Is Florida State Big 12 bound?

By Brendan Bures

Is Florida State Big 12 bound?

It’s happened again: Florida State is rumored to leave the ACC for a conference with a heavier focus on college football and one that will provide more lucrative benefits for the University. Last year, FSU was supposed to join the SEC—that didn’t happen. Now, rumors have trickled out that the Big 12, along with their new commissioner Bob Bowlsby, is interested in acquiring both Florida State and Clemson to join their conference as early as 2013. Is that all a possibility, or just another rumor?

Why it could happen

Money—it’s as simple as that. Florida State recently announced the 2012-13 athletic budget is short $2.4 million, and University President Eric Barron sent an email to all students bemoaning the Governor’s decision to veto the “preeminence” bill that would have allowed unparalleled tuition increases. His words were so elegiac and mournful I thought ol’ Renegade passed away.

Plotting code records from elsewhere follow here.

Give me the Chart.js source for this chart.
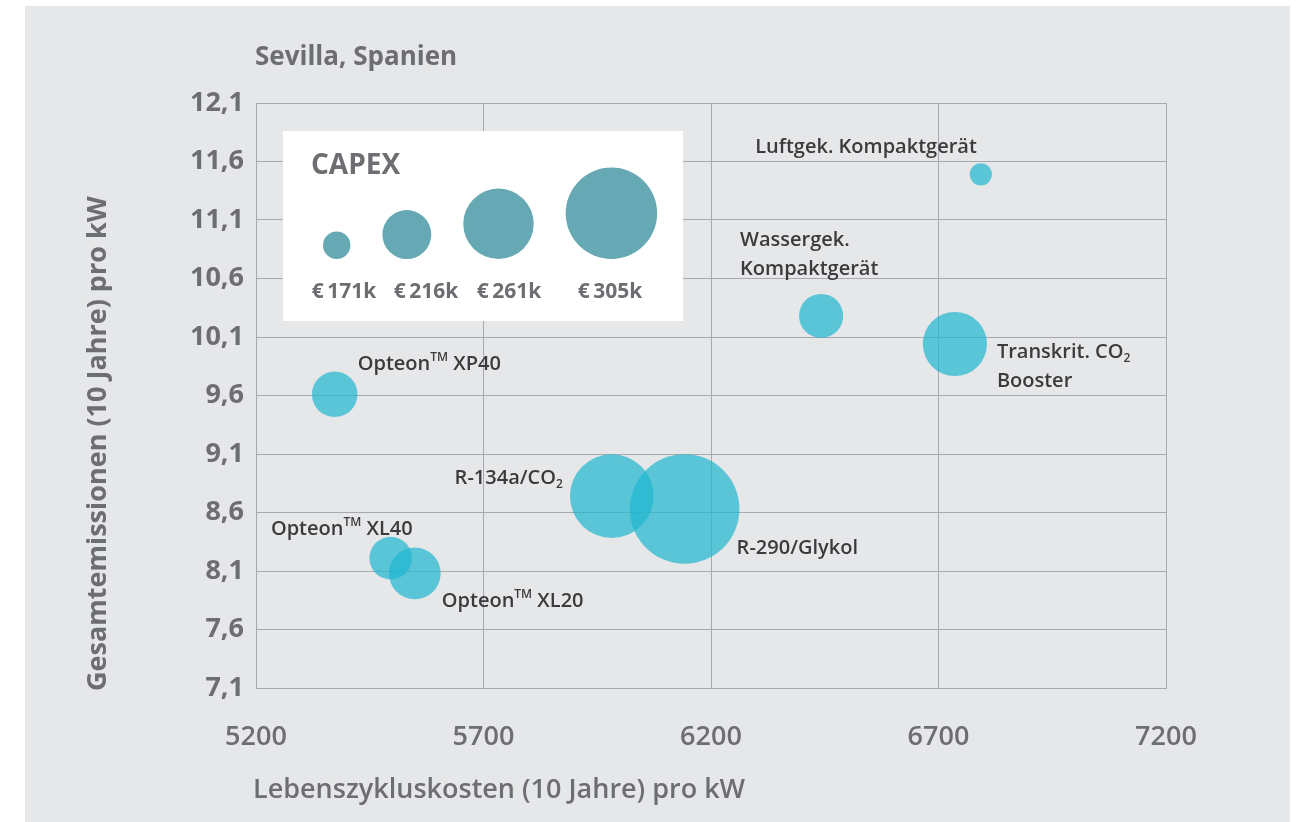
<!DOCTYPE html>
<html>
<head>
<meta charset="utf-8">
<script src="https://cdn.jsdelivr.net/npm/chart.js@4.4.1/dist/chart.umd.min.js"></script>
<style>
  html, body { margin: 0; padding: 0; background: #fff; }
  canvas { display: block; }
</style>
</head>
<body>
<canvas id="myChart" width="1310" height="822"></canvas>
<script>
// Daten
const names = ["Luftgek. Kompaktgerät", "Wassergek.\nKompaktgerät", "Transkrit. CO₂\nBooster", "Opteon™ XP40", "R-134a/CO₂", "R-290/Glykol", "Opteon™ XL40", "Opteon™ XL20"];
const kosten = [6793, 6442, 6736, 5373, 5982, 6142, 5496, 5549];
const emissionen = [11.49, 10.28, 10.04, 9.61, 8.74, 8.63, 8.21, 8.08];
const capex = [160, 206, 248, 209, 289, 343, 203, 222];
const capexLegend = [171, 216, 261, 305];
const xTicks = [5200, 5700, 6200, 6700, 7200];
const yTicks = [7.1, 7.6, 8.1, 8.6, 9.1, 9.6, 10.1, 10.6, 11.1, 11.6, 12.1];
const yTickLabels = ["7,1", "7,6", "8,1", "8,6", "9,1", "9,6", "10,1", "10,6", "11,1", "11,6", "12,1"];

// Beschriftung neben den Blasen (Versatz in px)
const labelPos = [
  { dx: -4, dy: -27, align: "right" },
  { dx: -81, dy: -76, align: "left" },
  { dx: 42, dy: 8, align: "left" },
  { dx: 23, dy: -30, align: "left" },
  { dx: -49, dy: -18, align: "right" },
  { dx: 52, dy: 39, align: "left" },
  { dx: 22, dy: -29, align: "right" },
  { dx: 27, dy: 28, align: "left" },
];

const grau = "#6d6e71";
const dunkel = "#3b3b3d";
const gridFarbe = "#a7a9ac";
const FONT = '"Open Sans", "Noto Sans", sans-serif';

// CAPEX (k€) -> Radius in px
function capexRadius(v) {
  return (v - 113.7) * 0.239;
}

function drawRich(c, text, x, y, align, size) {
  const segs = [];
  for (const ch of text) {
    const type = ch === "™" ? "sup" : ch === "₂" ? "sub" : "n";
    const t = ch === "™" ? "TM" : ch === "₂" ? "2" : ch;
    if (segs.length && segs[segs.length - 1].type === type) segs[segs.length - 1].t += t;
    else segs.push({ type, t });
  }
  const fontFor = (type) => `600 ${type === "n" ? size : Math.round(size * 0.58)}px ${FONT}`;
  let w = 0;
  segs.forEach((s) => {
    c.font = fontFor(s.type);
    s.w = c.measureText(s.t).width;
    w += s.w;
  });
  let cx = align === "right" ? x - w : x;
  c.textAlign = "left";
  segs.forEach((s) => {
    c.font = fontFor(s.type);
    const oy = s.type === "sup" ? -size * 0.34 : s.type === "sub" ? size * 0.32 : 0;
    c.fillText(s.t, cx, y + oy);
    cx += s.w;
  });
}

// Hintergrund
const bgPlugin = {
  id: "bg",
  beforeDraw(chart) {
    const c = chart.ctx;
    c.save();
    c.fillStyle = "#ffffff";
    c.fillRect(0, 0, chart.width, chart.height);
    c.fillStyle = "#e6e7e8";
    c.fillRect(25, 6, 1265, 816);
    c.restore();
  },
};

// Beschriftungen, Titel, CAPEX-Legende
const textPlugin = {
  id: "texte",
  afterDraw(chart) {
    const c = chart.ctx;
    const meta = chart.getDatasetMeta(0);
    c.save();
    c.fillStyle = dunkel;
    c.textBaseline = "middle";
    meta.data.forEach((el, i) => {
      const p = labelPos[i];
      names[i].split("\n").forEach((line, k) => {
        drawRich(c, line, el.x + p.dx, el.y + p.dy + k * 29, p.align, 20);
      });
    });

    // Titel
    c.fillStyle = grau;
    c.textAlign = "left";
    c.font = `700 26px ${FONT}`;
    c.fillText("Sevilla, Spanien", 255, 58);
    c.font = `600 27px ${FONT}`;
    c.fillText("Lebenszykluskosten (10 Jahre) pro kW", 253, 790);
    c.save();
    c.translate(98, 691);
    c.rotate(-Math.PI / 2);
    c.font = `700 27px ${FONT}`;
    c.fillText("Gesamtemissionen (10 Jahre) pro kW", 0, 0);
    c.restore();

    // CAPEX-Legende
    c.fillStyle = "#ffffff";
    c.fillRect(283, 131, 400, 190);
    c.fillStyle = grau;
    c.font = `700 28px ${FONT}`;
    c.fillText("CAPEX", 311, 166);
    const labelX = [344, 426, 509, 610];
    let x = 323;
    capexLegend.forEach((v, i) => {
      const r = capexRadius(v);
      c.fillStyle = "#66a9b4";
      c.beginPath();
      c.arc(x + r, 259 - r, r, 0, Math.PI * 2);
      c.fill();
      x += 2 * r + 32;
      c.fillStyle = grau;
      c.textAlign = "center";
      c.font = `700 21px ${FONT}`;
      c.fillText("€\u2009" + v + "k", labelX[i], 292);
    });
    c.restore();
  },
};

const ctx = document.getElementById("myChart");
new Chart(ctx, {
  type: "bubble",
  data: {
    datasets: [
      {
        data: kosten.map((k, i) => ({ x: k, y: emissionen[i], r: capexRadius(capex[i]) })),
        backgroundColor: "rgba(31,182,209,0.7)",
        borderWidth: 0,
        hoverBorderWidth: 0,
      },
    ],
  },
  options: {
    responsive: false,
    animation: false,
    devicePixelRatio: 1,
    events: [],
    layout: { padding: { left: 0, top: 103, right: 144, bottom: 0 } },
    plugins: { legend: { display: false }, tooltip: { enabled: false } },
    scales: {
      x: {
        type: "linear",
        min: 5200,
        max: 7200,
        afterBuildTicks: (s) => { s.ticks = xTicks.map((v) => ({ value: v })); },
        afterFit: (s) => { s.height = 134; },
        grid: { color: gridFarbe, drawTicks: false },
        border: { color: gridFarbe },
        ticks: { padding: 33, color: grau, font: { family: FONT, size: 27, weight: "600" }, callback: (v) => String(v) },
      },
      y: {
        type: "linear",
        min: 7.1,
        max: 12.1,
        afterBuildTicks: (s) => { s.ticks = yTicks.map((v) => ({ value: v })); },
        afterFit: (s) => { s.width = 256; },
        grid: { color: gridFarbe, drawTicks: false },
        border: { color: gridFarbe },
        ticks: {
          padding: 12,
          color: grau,
          font: { family: FONT, size: 27, weight: "700" },
          callback: (v) => yTickLabels[yTicks.indexOf(v)] ?? "",
        },
      },
    },
  },
  plugins: [bgPlugin, textPlugin],
});
</script>
</body>
</html>
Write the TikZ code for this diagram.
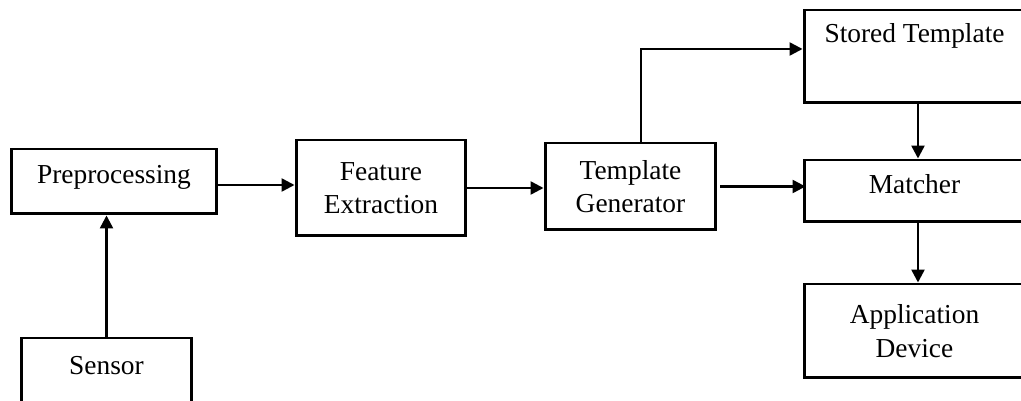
\documentclass[tikz,border=0pt]{standalone}
\usepackage{fontspec}
\setmainfont{Liberation Serif}
\usetikzlibrary{arrows.meta}

\begin{document}
\begin{tikzpicture}[x=0.02cm, y=-0.02cm,
        box/.style={draw, line width=1.7pt, inner sep=0pt, align=center,
            font={\fontsize{15.6}{19}\selectfont}},
        oneline/.style={box, text height=0.7em, text depth=0.45em},
        flow/.style={line width=1.4pt, -{Triangle[length=0.26cm, width=0.26cm]}}]
    \useasboundingbox (0,0) rectangle (1021,401);
    \clip (0,0) rectangle (1021,401);
    \node[oneline, minimum width=4.12cm, minimum height=1.3cm]
        (pre) at (114,181.5) {Preprocessing};
    \node[oneline, minimum width=3.42cm, minimum height=1.36cm]
        (sensor) at (106.5,372) {Sensor};
    \node[box, minimum width=3.4cm, minimum height=1.92cm]
        (feat) at (381,188) {Feature \\ Extraction};
    \node[box, minimum width=3.42cm, minimum height=1.74cm]
        (gen) at (630.5,186.5) {Template \\ Generator};
    \node[oneline, text depth=0.8cm, minimum width=4.42cm, minimum height=1.86cm]
        (stored) at (914.5,56.5) {Stored Template};
    \node[oneline, minimum width=4.42cm, minimum height=1.24cm]
        (match) at (914.5,191) {Matcher};
    \node[box, minimum width=4.42cm, minimum height=1.88cm]
        (app) at (914.5,331) {Application \\ Device};
    \draw[flow] (sensor.north) -- (sensor.north |- pre.south);
    \draw[flow] ([yshift=-0.07cm]pre.east) -- ([yshift=-0.07cm]pre.east -| feat.west);
    \draw[flow] (feat.east) -- (feat.east -| gen.west);
    \draw[flow] ([xshift=0.21cm]gen.north) |- ([yshift=0.15cm]stored.west);
    \draw[flow] ([xshift=0.06cm]gen.east) -- ([xshift=0.06cm]gen.east -| match.west);
    \draw[flow] ([xshift=0.07cm]stored.south) -- ([xshift=0.07cm]match.north);
    \draw[flow] ([xshift=0.07cm]match.south) -- ([xshift=0.07cm]app.north);
\end{tikzpicture}
\end{document}
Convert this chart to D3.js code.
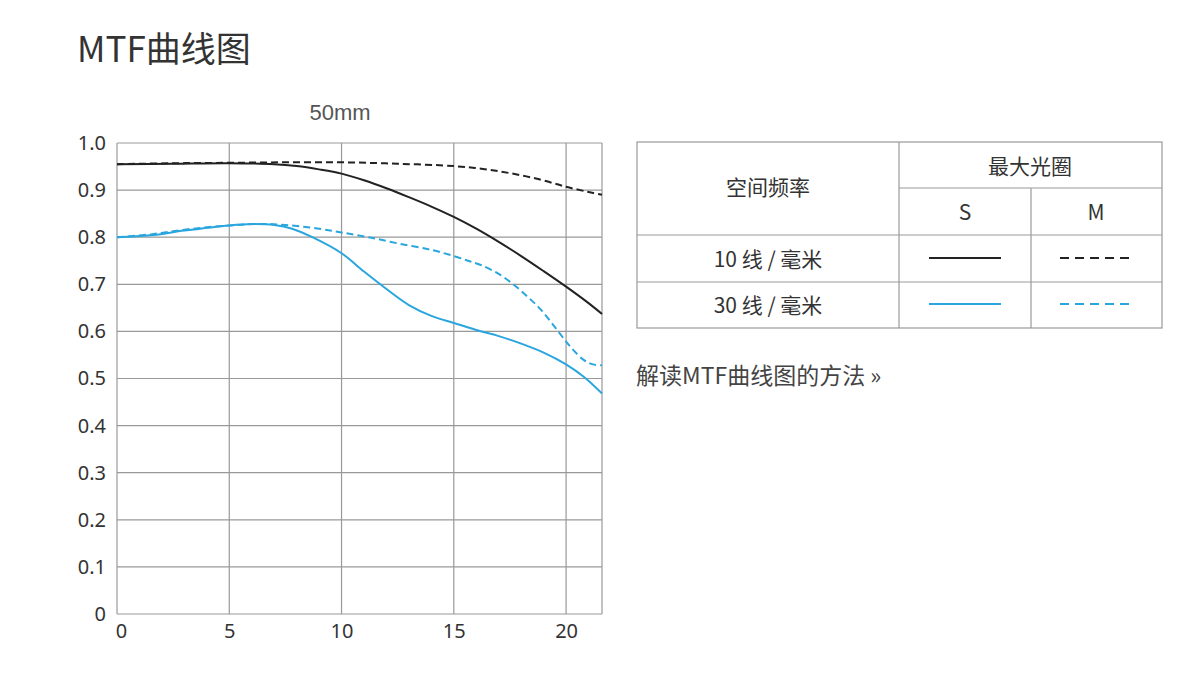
<!DOCTYPE html>
<html><head><meta charset="utf-8">
<script src="https://cdn.jsdelivr.net/npm/d3@7"></script>
<style>
html,body{margin:0;padding:0;background:#fff;}
svg{display:block;font-family:"Noto Sans CJK SC","Noto Sans",sans-serif;}
</style></head>
<body><svg id="c" width="1200" height="675"></svg>
<script>
const xTicks = [0, 5, 10, 15, 20];
const yTicks = [0, 0.1, 0.2, 0.3, 0.4, 0.5, 0.6, 0.7, 0.8, 0.9, 1.0];
const yTickLabels = ["0","0.1","0.2","0.3","0.4","0.5","0.6","0.7","0.8","0.9","1.0"];

const s10 = [[0,0.955],[2.5,0.956],[5,0.957],[7,0.955],[8,0.951],[9,0.944],[10,0.935],[11,0.921],[12,0.904],[13,0.885],[14,0.865],[15,0.843],[16,0.818],[17,0.790],[18,0.760],[19,0.728],[20,0.695],[21,0.660],[21.6,0.637]];
const m10 = [[0,0.955],[2.5,0.957],[5,0.958],[7.5,0.959],[10,0.959],[12.5,0.956],[15,0.951],[16.3,0.945],[17.5,0.936],[18.8,0.923],[20,0.907],[21,0.896],[21.6,0.890]];
const s30 = [[0,0.800],[1.5,0.804],[3,0.814],[5,0.825],[6,0.828],[7,0.826],[7.8,0.818],[8.7,0.800],[10,0.766],[11,0.727],[12,0.690],[13,0.656],[14,0.633],[15,0.618],[16,0.603],[17,0.590],[18,0.574],[19,0.555],[20,0.530],[20.8,0.503],[21.6,0.468]];
const m30 = [[0,0.800],[1.5,0.806],[3,0.816],[5,0.825],[6.5,0.828],[7.5,0.826],[9,0.818],[10,0.810],[11.2,0.800],[12.5,0.787],[14,0.773],[15,0.760],[15.7,0.749],[16.2,0.741],[17,0.722],[17.7,0.698],[18.3,0.673],[18.9,0.645],[19.6,0.603],[20.2,0.567],[20.8,0.539],[21.2,0.530],[21.6,0.528]];

const series = [
  {name:"10 S", data:s10, color:"#222", dash:null},
  {name:"10 M", data:m10, color:"#222", dash:"7,4"},
  {name:"30 S", data:s30, color:"#2aa6df", dash:null},
  {name:"30 M", data:m30, color:"#2aa6df", dash:"7,4"}
];

const svg = d3.select("#c");
const L = 117, R = 602, T = 143, B = 614;
const x = d3.scaleLinear().domain([0, 21.6]).range([L, R]);
const y = d3.scaleLinear().domain([0, 1]).range([B, T]);

// title
svg.append("text").attr("x",77).attr("y",62).attr("font-size",35).attr("fill","#333").text("MTF曲线图");
svg.append("text").attr("x",340).attr("y",120).attr("text-anchor","middle").attr("font-size",22).attr("fill","#555")
  .attr("font-family","Liberation Sans, Arial, sans-serif").text("50mm");

// grid
const g = svg.append("g");
g.selectAll(".hg").data(yTicks).join("line")
  .attr("x1",L).attr("x2",R).attr("y1",d=>y(d)).attr("y2",d=>y(d))
  .attr("stroke","#999").attr("stroke-width",1.2);
g.selectAll(".vg").data(xTicks).join("line")
  .attr("y1",T).attr("y2",B).attr("x1",d=>x(d)).attr("x2",d=>x(d))
  .attr("stroke","#999").attr("stroke-width",1.2);
g.append("line").attr("x1",R).attr("x2",R).attr("y1",T).attr("y2",B).attr("stroke","#999").attr("stroke-width",1.2);

// axis labels
const yAxis = d3.axisLeft(y).tickValues(yTicks).tickFormat((d,i)=>yTickLabels[i]).tickSize(0).tickPadding(11);
const ya = svg.append("g").attr("transform",`translate(${L},0)`).call(yAxis);
ya.select(".domain").remove();
ya.selectAll("text").attr("font-size",20).attr("fill","#333").attr("font-family","Noto Sans, sans-serif");
const xAxis = d3.axisBottom(x).tickValues(xTicks).tickFormat(d3.format("d")).tickSize(0).tickPadding(10);
const xa = svg.append("g").attr("transform",`translate(0,${B})`).call(xAxis);
xa.select(".domain").remove();
xa.selectAll("text").attr("font-size",20).attr("fill","#333").attr("font-family","Noto Sans, sans-serif");
xa.selectAll(".tick").filter(d=>d===0).select("text").attr("dx",4);

// curves
const line = d3.line().x(d=>x(d[0])).y(d=>y(d[1])).curve(d3.curveCatmullRom.alpha(0.5));
svg.selectAll(".s").data(series).join("path")
  .attr("d",d=>line(d.data)).attr("fill","none").attr("stroke",d=>d.color)
  .attr("stroke-width",2).attr("stroke-dasharray",d=>d.dash);

// legend table
const tb = svg.append("g");
const tc = "#999";
const TL=637, TR=1162, TT=142, TB=328, C1=899, C2=1031, R1=188, R2=235, R3=282;
tb.append("rect").attr("x",TL).attr("y",TT).attr("width",TR-TL).attr("height",TB-TT).attr("fill","none").attr("stroke",tc).attr("stroke-width",1.2);
[[C1,TT,C1,TB],[C2,R1,C2,TB],[C1,R1,TR,R1],[TL,R2,TR,R2],[TL,R3,TR,R3]].forEach(l=>{
  tb.append("line").attr("x1",l[0]).attr("y1",l[1]).attr("x2",l[2]).attr("y2",l[3]).attr("stroke",tc).attr("stroke-width",1.2);
});
const tx = (t,xx,yy)=>tb.append("text").attr("x",xx).attr("y",yy).attr("text-anchor","middle").attr("dominant-baseline","central")
  .attr("font-size",21).attr("fill","#333").text(t);
tx("空间频率",768,186);
tx("最大光圈",1030,165);
tx("S",965,211);
tx("M",1096,211);
tx("10 线 / 毫米",768,258);
tx("30 线 / 毫米",768,304);
const legRows = [[series[0],965,258],[series[1],1096,258],[series[2],965,304],[series[3],1096,304]];
legRows.forEach(r=>{
  tb.append("line").attr("x1",r[1]-36).attr("x2",r[1]+36).attr("y1",r[2]).attr("y2",r[2])
    .attr("stroke",r[0].color).attr("stroke-width",2).attr("stroke-dasharray",r[0].dash ? "9,6" : null);
});

svg.append("text").attr("x",636).attr("y",384).attr("font-size",23).attr("fill","#444").text("解读MTF曲线图的方法 »");
</script></body></html>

Suffice to say, Florida State University has a bit of a money problem a lot of us choose to ignore—which plays into the hands of Florida State moving to the Big 12. The ACC used to have one of the lowest paying TV deals in BCS conferences because ACC football conference play doesn’t attract as many national viewers as the other major conferences. The main allure of the ACC is college basketball which nationally is only watched in March. As a result, ACC teams used to receive around $14 to 15 million per year for TV rights, but the inclusion of Pittsburgh and Syracuse allowed the ACC to renegotiate their contract to around $17 million per team for the next 15 years, according to Sports Business Journal reports. To compare, Big Ten and Pac-12 teams are allocated around $21 million a year—SEC teams around $17 million. CBS Sports reported this week that the Big 12 signed a TV deal with ESPN and FOX worth $2.6 billion dollars. That rounds to $20 million per school.

Along with the increased revenue, the Big 12 is just a better football conference than the ACC. The recent additions of Pitt and ‘Cuse shows the ACC thinks basketball first, football second, but Tallahassee doesn’t think that way. We rank FSU sports as follows 1) football 2) spring football 3) basketball 4) football recruiting 5) baseball. Miami is declining for the foreseeable future as they still face charges from their dealings with Nevin Shapiro. If Clemson (the other football-intensive ACC school) joins FSU in the Big 12, why wouldn’t Florida State join?
Why it won’t happen

Remember that Barron guy I just mentioned? Yeah, he’s why. Florida State is first and foremost a university, even if most of us care about sports more than academics. The ACC, in the 2012 U.S. News and World Report rankings of American colleges and universities, averages the highest academic ranking of any BCS conference. Right now, the ACC owns a 43.25 ranking; the Big 12 places at a 100.3 average.

You may not care, but President Barron and the FSU Board of Trustees want to be associated with schools like Duke, UNC, Georgia Tech, Miami and Virginia, and not Texas Tech, West Virginia and Oklahoma State. Academic prestige matters a lot to universities. Think of your friends at UF—they care, too. Do you not think there’s a reason West Virginia was denied entry to the SEC over Missouri and Texas A&M? Or that our ACC wouldn’t consider them despite our fledgling football status? WVU has a superior athletic program, but if we’re being realistic, they’re below-average considered the academic prestige of the ACC.

Why it can’t happen

The traditions, the rivalries, the memories of Florida State we all have as fans are wrapped up in the ACC. We can’t cast that away for money, no matter how much it is. Imagine Florida State sports without playing Miami—try to fathom it. That rivalry will likely die if FSU moves to the Big 12. Due to conference scheduling, FSU would have to choose between UF and Miami if they relocated conferences. Guess which one the University chooses.

Admit it. You hate Miami so much because ultimately you respect them as Florida State’s decisive rival.

We all cringe when an FSU kicker lines up for a game-winning field goal against Miami, we always will. We pray, “just don’t go right, just don’t go right.” And when it does, people notice. In last year’s Miami game, Dustin Hopkins missed one wide right. It had no consequential impact on the outcome, but as head coach Jimbo Fisher sat down for his game presser, he warned the media not to ask any questions about wide right kicks.

And when the basketball team won the ACC tournament last year, how great did that feel?

I was filled with overwhelming pride for my school. If we turn into a basketball conference, so be it. At least now we know we can compete.

The move to the Big 12 makes all the financial and economic sense in the world, but universities aren’t businesses, right? What do we as fans value more: the money and the title or meaningful traditions and memories?